▶ [Supplied material]:
※ ※ ※

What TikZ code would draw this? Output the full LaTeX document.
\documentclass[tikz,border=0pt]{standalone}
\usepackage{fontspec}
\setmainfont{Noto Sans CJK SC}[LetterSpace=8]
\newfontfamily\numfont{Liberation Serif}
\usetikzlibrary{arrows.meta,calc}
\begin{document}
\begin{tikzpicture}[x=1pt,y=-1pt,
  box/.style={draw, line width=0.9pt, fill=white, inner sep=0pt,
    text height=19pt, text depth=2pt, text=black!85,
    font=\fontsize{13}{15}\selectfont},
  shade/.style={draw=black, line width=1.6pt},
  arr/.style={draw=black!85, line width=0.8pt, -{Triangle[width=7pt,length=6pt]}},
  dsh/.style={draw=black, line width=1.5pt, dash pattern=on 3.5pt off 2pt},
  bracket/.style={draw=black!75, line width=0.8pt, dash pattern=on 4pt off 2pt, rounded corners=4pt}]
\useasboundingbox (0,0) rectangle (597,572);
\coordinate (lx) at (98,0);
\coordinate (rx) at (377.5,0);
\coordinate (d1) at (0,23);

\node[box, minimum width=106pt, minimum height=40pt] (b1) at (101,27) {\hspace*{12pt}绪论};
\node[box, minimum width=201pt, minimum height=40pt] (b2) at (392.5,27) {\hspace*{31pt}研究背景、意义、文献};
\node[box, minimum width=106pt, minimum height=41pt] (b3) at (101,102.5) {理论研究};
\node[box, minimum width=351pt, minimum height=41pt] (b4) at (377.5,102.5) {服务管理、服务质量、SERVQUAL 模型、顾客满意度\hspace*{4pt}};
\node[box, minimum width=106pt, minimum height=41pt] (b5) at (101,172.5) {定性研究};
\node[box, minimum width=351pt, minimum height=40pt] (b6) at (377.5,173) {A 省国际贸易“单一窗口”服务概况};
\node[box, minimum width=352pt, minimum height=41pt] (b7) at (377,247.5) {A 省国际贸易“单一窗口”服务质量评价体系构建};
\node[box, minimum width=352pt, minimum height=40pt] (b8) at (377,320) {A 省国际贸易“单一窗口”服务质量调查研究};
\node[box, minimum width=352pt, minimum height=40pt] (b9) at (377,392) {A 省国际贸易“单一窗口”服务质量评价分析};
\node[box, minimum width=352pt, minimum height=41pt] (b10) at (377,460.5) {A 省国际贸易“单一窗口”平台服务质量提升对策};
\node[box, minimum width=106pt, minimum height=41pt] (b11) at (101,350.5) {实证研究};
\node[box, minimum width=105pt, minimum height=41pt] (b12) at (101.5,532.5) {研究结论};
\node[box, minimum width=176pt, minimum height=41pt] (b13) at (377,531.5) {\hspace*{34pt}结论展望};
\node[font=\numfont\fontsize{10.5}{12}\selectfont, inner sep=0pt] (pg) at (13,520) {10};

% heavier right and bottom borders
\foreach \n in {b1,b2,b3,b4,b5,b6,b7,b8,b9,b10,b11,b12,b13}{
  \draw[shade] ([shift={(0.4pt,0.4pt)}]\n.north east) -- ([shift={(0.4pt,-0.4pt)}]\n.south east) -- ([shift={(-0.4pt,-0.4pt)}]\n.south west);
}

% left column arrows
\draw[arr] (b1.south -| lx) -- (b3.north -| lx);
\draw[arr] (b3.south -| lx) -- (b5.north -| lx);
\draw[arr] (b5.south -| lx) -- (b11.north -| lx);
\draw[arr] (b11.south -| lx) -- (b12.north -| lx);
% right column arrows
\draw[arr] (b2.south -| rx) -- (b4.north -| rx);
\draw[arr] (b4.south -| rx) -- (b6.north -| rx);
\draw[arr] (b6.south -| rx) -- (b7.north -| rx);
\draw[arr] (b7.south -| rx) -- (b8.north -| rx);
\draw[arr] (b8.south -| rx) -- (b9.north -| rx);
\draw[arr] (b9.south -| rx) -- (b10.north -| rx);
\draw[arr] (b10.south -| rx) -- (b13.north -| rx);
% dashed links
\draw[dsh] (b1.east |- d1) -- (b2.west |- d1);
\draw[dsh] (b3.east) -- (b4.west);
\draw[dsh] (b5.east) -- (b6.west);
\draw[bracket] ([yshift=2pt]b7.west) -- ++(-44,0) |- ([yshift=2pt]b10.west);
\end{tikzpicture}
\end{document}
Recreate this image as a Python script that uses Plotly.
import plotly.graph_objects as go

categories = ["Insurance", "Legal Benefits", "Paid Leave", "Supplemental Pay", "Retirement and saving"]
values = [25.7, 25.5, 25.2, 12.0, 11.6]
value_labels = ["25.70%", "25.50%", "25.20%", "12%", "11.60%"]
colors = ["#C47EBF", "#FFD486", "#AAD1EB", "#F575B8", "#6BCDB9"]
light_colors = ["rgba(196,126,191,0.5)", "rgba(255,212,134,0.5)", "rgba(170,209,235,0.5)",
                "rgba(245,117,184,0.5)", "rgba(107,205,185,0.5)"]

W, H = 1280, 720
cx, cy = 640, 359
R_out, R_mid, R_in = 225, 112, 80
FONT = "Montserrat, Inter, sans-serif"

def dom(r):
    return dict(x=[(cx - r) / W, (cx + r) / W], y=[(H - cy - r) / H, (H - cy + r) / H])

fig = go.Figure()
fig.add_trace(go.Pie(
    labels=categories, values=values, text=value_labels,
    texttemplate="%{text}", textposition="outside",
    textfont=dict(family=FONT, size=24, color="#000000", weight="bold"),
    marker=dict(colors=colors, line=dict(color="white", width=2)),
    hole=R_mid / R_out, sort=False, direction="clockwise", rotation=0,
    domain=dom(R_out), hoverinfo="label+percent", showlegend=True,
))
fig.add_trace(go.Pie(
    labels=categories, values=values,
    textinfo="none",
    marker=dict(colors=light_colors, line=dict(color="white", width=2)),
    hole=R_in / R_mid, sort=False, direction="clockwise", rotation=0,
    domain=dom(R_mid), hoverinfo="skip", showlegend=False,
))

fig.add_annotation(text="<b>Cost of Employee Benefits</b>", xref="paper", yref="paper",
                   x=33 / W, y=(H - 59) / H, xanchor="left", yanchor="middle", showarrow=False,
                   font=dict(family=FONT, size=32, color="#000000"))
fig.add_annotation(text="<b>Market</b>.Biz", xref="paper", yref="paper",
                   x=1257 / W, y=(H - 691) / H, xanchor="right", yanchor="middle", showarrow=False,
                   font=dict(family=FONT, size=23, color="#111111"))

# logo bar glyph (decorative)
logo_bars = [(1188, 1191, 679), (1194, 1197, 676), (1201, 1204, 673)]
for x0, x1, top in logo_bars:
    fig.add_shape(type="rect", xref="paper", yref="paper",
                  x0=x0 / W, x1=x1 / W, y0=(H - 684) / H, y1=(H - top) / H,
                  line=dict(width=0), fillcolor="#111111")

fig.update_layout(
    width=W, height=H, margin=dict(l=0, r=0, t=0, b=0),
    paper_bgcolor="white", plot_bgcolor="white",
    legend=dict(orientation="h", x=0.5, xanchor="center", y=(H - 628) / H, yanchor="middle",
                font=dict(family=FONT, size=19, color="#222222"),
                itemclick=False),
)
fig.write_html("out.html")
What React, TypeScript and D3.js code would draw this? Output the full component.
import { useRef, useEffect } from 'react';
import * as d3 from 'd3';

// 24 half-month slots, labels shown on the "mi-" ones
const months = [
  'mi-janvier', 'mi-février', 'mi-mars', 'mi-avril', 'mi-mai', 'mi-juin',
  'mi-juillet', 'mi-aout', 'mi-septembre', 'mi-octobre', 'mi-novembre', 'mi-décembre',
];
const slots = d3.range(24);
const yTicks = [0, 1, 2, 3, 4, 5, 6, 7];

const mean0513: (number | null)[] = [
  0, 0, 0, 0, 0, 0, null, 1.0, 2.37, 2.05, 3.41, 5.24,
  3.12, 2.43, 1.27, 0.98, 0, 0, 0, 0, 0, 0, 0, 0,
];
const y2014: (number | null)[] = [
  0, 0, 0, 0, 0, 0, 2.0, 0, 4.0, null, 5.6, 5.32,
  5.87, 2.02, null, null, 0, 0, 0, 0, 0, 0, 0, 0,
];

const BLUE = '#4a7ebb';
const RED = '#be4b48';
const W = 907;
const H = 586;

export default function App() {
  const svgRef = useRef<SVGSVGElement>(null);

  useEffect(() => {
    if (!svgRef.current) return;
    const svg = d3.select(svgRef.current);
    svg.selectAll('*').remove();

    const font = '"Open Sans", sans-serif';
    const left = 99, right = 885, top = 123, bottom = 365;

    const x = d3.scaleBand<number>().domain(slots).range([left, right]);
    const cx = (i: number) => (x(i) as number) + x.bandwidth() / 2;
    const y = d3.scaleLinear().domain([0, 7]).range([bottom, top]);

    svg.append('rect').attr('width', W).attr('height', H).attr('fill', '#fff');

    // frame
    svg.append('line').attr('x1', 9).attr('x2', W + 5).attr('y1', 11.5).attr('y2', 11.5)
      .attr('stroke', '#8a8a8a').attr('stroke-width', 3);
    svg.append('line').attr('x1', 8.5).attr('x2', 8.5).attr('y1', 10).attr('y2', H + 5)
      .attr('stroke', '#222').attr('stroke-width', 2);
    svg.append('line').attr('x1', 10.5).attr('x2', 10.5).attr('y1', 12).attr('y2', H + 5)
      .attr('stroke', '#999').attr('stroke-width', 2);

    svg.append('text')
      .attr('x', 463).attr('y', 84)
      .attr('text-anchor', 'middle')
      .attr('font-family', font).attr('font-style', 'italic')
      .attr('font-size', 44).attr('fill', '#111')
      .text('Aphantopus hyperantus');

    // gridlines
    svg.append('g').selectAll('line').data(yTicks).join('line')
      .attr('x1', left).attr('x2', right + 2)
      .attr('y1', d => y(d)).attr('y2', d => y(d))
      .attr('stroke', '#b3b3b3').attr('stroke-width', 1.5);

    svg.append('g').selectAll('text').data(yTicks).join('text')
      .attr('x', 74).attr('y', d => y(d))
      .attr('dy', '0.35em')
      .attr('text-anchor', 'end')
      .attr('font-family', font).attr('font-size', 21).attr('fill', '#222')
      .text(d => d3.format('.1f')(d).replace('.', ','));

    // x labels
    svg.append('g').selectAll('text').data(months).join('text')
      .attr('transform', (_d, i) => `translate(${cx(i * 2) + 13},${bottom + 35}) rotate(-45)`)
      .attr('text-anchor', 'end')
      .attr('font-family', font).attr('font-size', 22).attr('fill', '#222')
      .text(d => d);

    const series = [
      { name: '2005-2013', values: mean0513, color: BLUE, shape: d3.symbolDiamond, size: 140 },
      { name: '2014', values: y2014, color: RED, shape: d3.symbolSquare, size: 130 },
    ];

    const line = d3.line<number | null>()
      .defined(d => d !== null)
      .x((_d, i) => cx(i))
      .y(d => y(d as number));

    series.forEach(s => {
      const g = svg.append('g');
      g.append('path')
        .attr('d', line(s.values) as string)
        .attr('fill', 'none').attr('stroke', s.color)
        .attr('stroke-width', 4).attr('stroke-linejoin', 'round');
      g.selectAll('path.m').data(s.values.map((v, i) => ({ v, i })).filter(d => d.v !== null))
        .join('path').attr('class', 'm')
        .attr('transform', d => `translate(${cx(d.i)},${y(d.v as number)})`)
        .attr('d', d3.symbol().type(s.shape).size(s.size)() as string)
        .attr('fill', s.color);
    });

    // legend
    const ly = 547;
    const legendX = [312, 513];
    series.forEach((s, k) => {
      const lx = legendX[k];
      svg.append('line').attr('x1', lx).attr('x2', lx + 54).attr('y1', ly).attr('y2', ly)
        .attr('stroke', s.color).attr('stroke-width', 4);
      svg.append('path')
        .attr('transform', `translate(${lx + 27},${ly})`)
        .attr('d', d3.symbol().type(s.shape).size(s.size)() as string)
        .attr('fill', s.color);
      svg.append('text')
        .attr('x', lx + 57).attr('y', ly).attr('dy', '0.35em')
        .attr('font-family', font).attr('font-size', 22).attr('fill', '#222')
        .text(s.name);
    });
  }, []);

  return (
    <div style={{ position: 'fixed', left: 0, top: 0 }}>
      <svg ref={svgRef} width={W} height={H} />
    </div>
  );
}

※ ※ ※

▶ [Objective]: Repeat the material word for word from its opening line up to and including the line containing "(d1) at (0,23);".

▶ [Expected answer]:
What TikZ code would draw this? Output the full LaTeX document.
\documentclass[tikz,border=0pt]{standalone}
\usepackage{fontspec}
\setmainfont{Noto Sans CJK SC}[LetterSpace=8]
\newfontfamily\numfont{Liberation Serif}
\usetikzlibrary{arrows.meta,calc}
\begin{document}
\begin{tikzpicture}[x=1pt,y=-1pt,
  box/.style={draw, line width=0.9pt, fill=white, inner sep=0pt,
    text height=19pt, text depth=2pt, text=black!85,
    font=\fontsize{13}{15}\selectfont},
  shade/.style={draw=black, line width=1.6pt},
  arr/.style={draw=black!85, line width=0.8pt, -{Triangle[width=7pt,length=6pt]}},
  dsh/.style={draw=black, line width=1.5pt, dash pattern=on 3.5pt off 2pt},
  bracket/.style={draw=black!75, line width=0.8pt, dash pattern=on 4pt off 2pt, rounded corners=4pt}]
\useasboundingbox (0,0) rectangle (597,572);
\coordinate (lx) at (98,0);
\coordinate (rx) at (377.5,0);
\coordinate (d1) at (0,23);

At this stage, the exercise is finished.